Tal como escreve Adolfo Mesquita Nunes devemos olhar para “o mundo como ele é” mas isso torna-se sevícia numa era onde se insiste em acelerar os ponteiros da vida, já de si, breves. É o tempo do número distópico e do espalha-“factos” catastrófico. Será que ainda vamos a tempo de salvar o tempo do jornalismo do fact-checking e da triangulação de perspectivas? O que é feito do tal cidadão que se deleitava, sentado na esplanada, pelas espessas reportagens? As real news não são motivo de partilha, pois como sabemos, será sempre mais atractivo mostrar a destruição de uma pirâmide que a sua construção.
O populismo nasce da falta de tempo da gente. Uma das primeiras sugestões que recebi para o meu podcast, Dedo no Ar, foi aquele conselho tão actual como pueril, disparado logo em quatro palavrinhas: “devia ser mais curto.”, pois deveria. Deveria se eu compreendesse que ninguém merecia gastar uma hora e tal concentrado numa conversa. O meu fraterno amigo não percebeu que a liberdade proposta é exactamente essa. Só valorizando o tempo conseguiremos usufruir dele. Não diria melhor que Mujica, “quando compramos algo não pagamos com dinheiro mas com o tempo de vida que gastámos para obter esse dinheiro”. Numa sociedade neoliberal defunta que sobrevive abraçada à tríade, produzir mais rápido, inovar com menos custo e melhorar diariamente, num contexto de precariedade crescente e de esquecimento da ecologia e do outro, parece-me essencial contrariá-la um dia de cada vez. Permitir-nos a dispensar horas sem a lógica mercantilista da utilidade. A ideia existencialista do ser humano como “poeta à solta” não deve ser abandonada opondo-se ao prazer efémero do consumo.
O populismo nasce da ansiedade da gente. É essencial percebermos se somos escravos da notificação, aquela que cria a tensão alimentada pela dopamina da atenção, sempre que surge algo nas redes sociais ou quando recebemos mais uma tonelada de emails por ler. Desliguemo-nos destes avisos e abracemos a calma que não nos é induzida. Na sociedade com dinheiro mas sem tempo, a infinita possibilidade de opções poderá confundir-nos. Com uma multiplicidade de temas que por tratarmos com a superficialidade útil se tornam fugazes. Hoje com tantas fontes, referências e estímulos devemos ser leais a uma cuidada selecção de assinaturas para nos conseguirmos manter informados e sãos, pois “a abundância garante a felicidade. Mas há um limite para lá do qual a abundância aniquila a qualidade de vida. É o paradoxo da escolha.”, como nos esclarece Rolf Dobelli.

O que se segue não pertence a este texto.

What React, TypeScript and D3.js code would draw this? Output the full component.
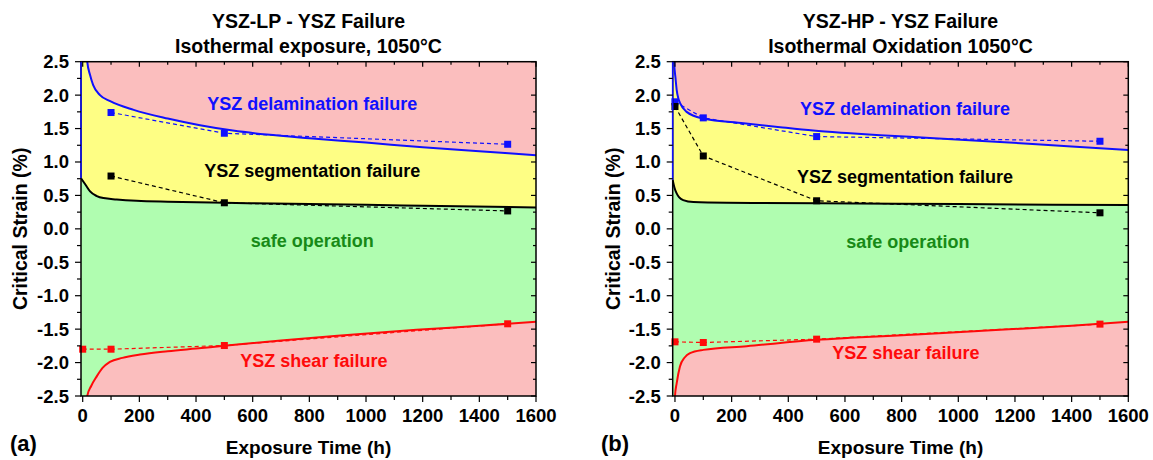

O populismo nasce da desinformação da gente. A relevância da intermediação do quarto poder apenas se esgota se o nosso tempo for destruído pelas fake news. O crescimento do populismo, alicercado no medo, ignorância e preconceito que resulta da desinformação que transforma casos isolados e concretos em vilões imaginários, continuará se apenas tivermos tempo para os títulos que distorcem e escondem o progresso das últimas décadas. Porque a bola que rola é o mundo vejo a democracia vertiginosamente a ser chutada para canto como Steven Pinker defende, quando a extrema direita entra em campo e aí surge “uma verdadeira ameaça ao progresso de que temos beneficiado. É um movimento contra-iluminista. Vão contra as tendências que tornaram a nossa vida melhor.”
O populismo nasce da falta de liberdade da gente. Poder ouvir, ler, pensar e reflectir está, actualmente, ao alcance daqueles que não correm de um lado para o outro. A massa que assim sobrevive por necessidade ou falta de consciência do esplendor que é usufruir do tempo criado pelo Homem. O passado demonstra-nos que a democracia e a liberdade são ideias tão nobres quanto frágeis, que precisam de constante cuidado, escrutínio e, claro está, sem tempo para nos informarmos e percebermos o mundo que não está ao alcance da nossa visão individual, a sociedade estará sempre mais exposta aos milagreiros instantâneos como Jordan Peterson, às mensagens populistas de Trump ou à discussão inócua e fanatizada nas caixas de comentários. Precisamos da coragem nórdica para implementar medidas que reduzam as horas de trabalho, aumentando o tempo de qualidade subjectiva e reduzindo os burnouts. Vamos parar e ouvir aquela música. Vamos perceber que transformar meras notas musicais em sons harmoniosos pode demorar uma vida, assim como, a ponderação, discussão e assimilação das palavras produzidas pelo jornalismo, que expõem as verdades inconvenientes, precisam do tempo para os cidadãos as pensarem e poderem fazer progredir as sociedades.